Essay: Two Dollar Man

Can anyone tell me who this man is? Anyone, anywhere?

Around four years ago, I found this picture on a shelf in a thrift store in the East Village, with a two dollar price tag stamped on the back. I had no idea who the man was or why it was there, but saw it as a sign that I happened to have exactly two dollars in my pocket. I bought it, thinking that this two dollar man might mean something, if not now, then maybe someday.

I taped the photo to the wall of my then-bedroom, still not entirely sure why I was drawn to it. Some time after that, I moved, tucked the photo away somewhere, and forgot about it. 

I’ve been thinking a lot lately about the nature of history, perhaps as a result of reading Will Durant’s, The Story of Civilization series, but also as a way of processing everything that’s going on in the world right now. You know: Covid, reckoning with racism in America, climate change, percolating authoritarianism,  and a general sense of existential precariousness. I’ve been trying to contextualize this point in time in the grander picture of human history, and trying to reconcile where I fit in. I guess my hope is that having a clearer perspective of my place in the world might provide the insight that I need to truly rise to the life I’ve been gifted. 

A couple of days ago, I woke up with the two dollar man on my mind. I couldn’t tell you why; he just popped into my head, as randomly as the first time I encountered him. I couldn’t remember where I put the original photo, but recalled having taken a picture of the photo on the day I found him. After some digging, I found it. 

I zoomed in, cropped the picture, and conducted a reverse image search, hoping I might find a match and identify him. The search yielded an endless grid of sepia-tinted portraits, men who have come and gone. One was murdered in a concentration camp during the Holocaust. Another was a Jamaica-born respiratory therapist who loved helping others, and then there was the Chinese immigrant who moved his family to Kansas to start a successful restaurant. But there was no two dollar man. 

I even used one of those free face-aging apps to approximate what he might look like as an old man, but couldn’t find any matches. There’s a Polish website that contains an archive of millions of faces from publicly-shared photos. I uploaded the picture there and found numerous pictures of young men from all over the world- presumably all still living- many of whom looked a lot like the two dollar man. But the site felt a little ethically dubious, and then it asked for my payment information. I thought: This is creepy, and this is expensive. I also thought that my sense of wonder and curiosity was more satisfying. 

Where was he born, how did he live, and what became of him? What other records are there of his existence and in whose memories does he survive, if anyone? What happened on the day that the photo was taken? What were his values? When did he go astray, and where did he shine? Why did I think it was a good idea to spend two dollars on his picture, and why am I projecting so much of myself onto the two dollar man?

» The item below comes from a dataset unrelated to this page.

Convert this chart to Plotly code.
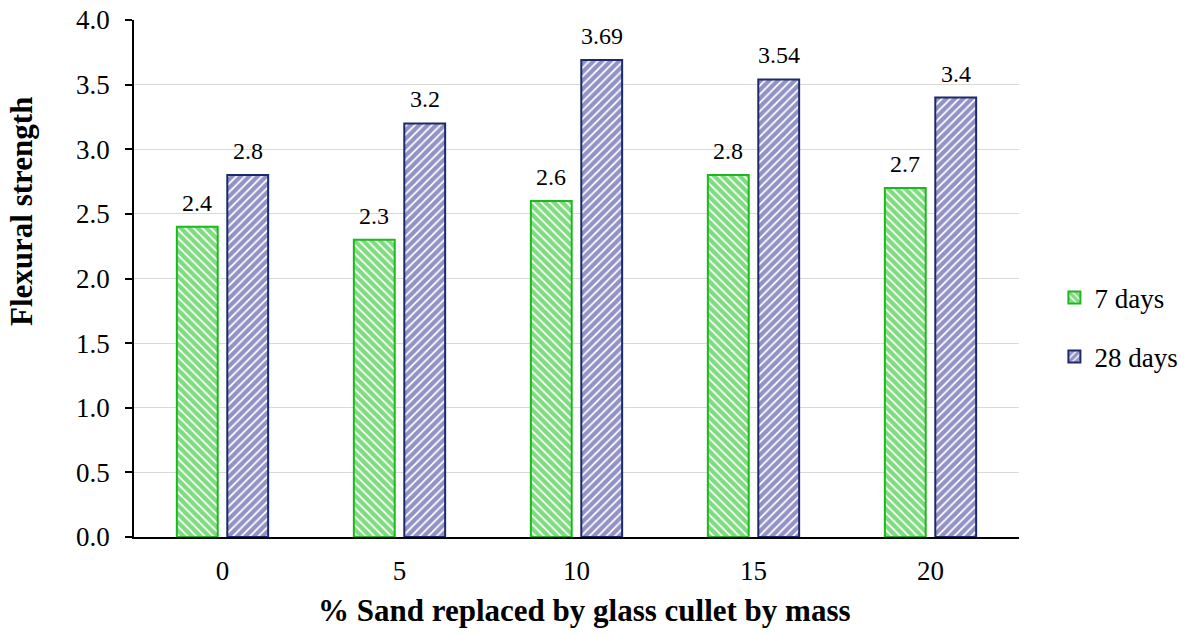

There’s something about his penetrating gaze, I think. It’s serious, but also soft. There’s a pleading in his eyes. Something in his heart told him to look at the camera in that singular way, and then something in that look prompted a person or persons to keep the photo for however many years old it is. And just when it might have begun to lose relevance, someone working in a thrift store found value in his face- exactly two dollars’ worth, which I willingly paid. 

Some form of energy emanated from his look like ripples in a pond until it reached me, and now I’m here, sending the ripples out in a different direction. We all absorb history as a reflection of the ways in which others before us did, and that history passes on endlessly through the prisms of our bodies and back out into the world, transformed by our unique dispositions. 

Think of the faces that have come and gone. All of the lives. And for what? Why aren’t we all working together, building and exploring, inside and out, forever? Isn’t it kind of crazy to live in any mindset other than complete and total gratitude? But, yeah, we’re here. This point in time. The world today. Life as we know it. 

Here’s a picture of me taken a few weeks ago: 

I can’t help but wonder what’s going to become of my face when its context is lost to history. I hope that in the future there are digital thrift stores; you know, places that sell peoples’ old files, “vintage” content that fell by the wayside during its own time, but that somehow finds new value and relevance in a different era. And I hope that this article and my picture make it there, lost and then found on a metaphorical dusty shelf in a far corner of the internet, and sold for two dollars to a curious passerby. That’s one way to find meaning. 

Did the two dollar man struggle to find meaning, to discover his place in the world, in the same ways that I do? Maybe his look is telling me not to worry about my place in the world, though. Maybe he’s saying to let go. Maybe he’s saying that your meaning, your place in this world, will find you.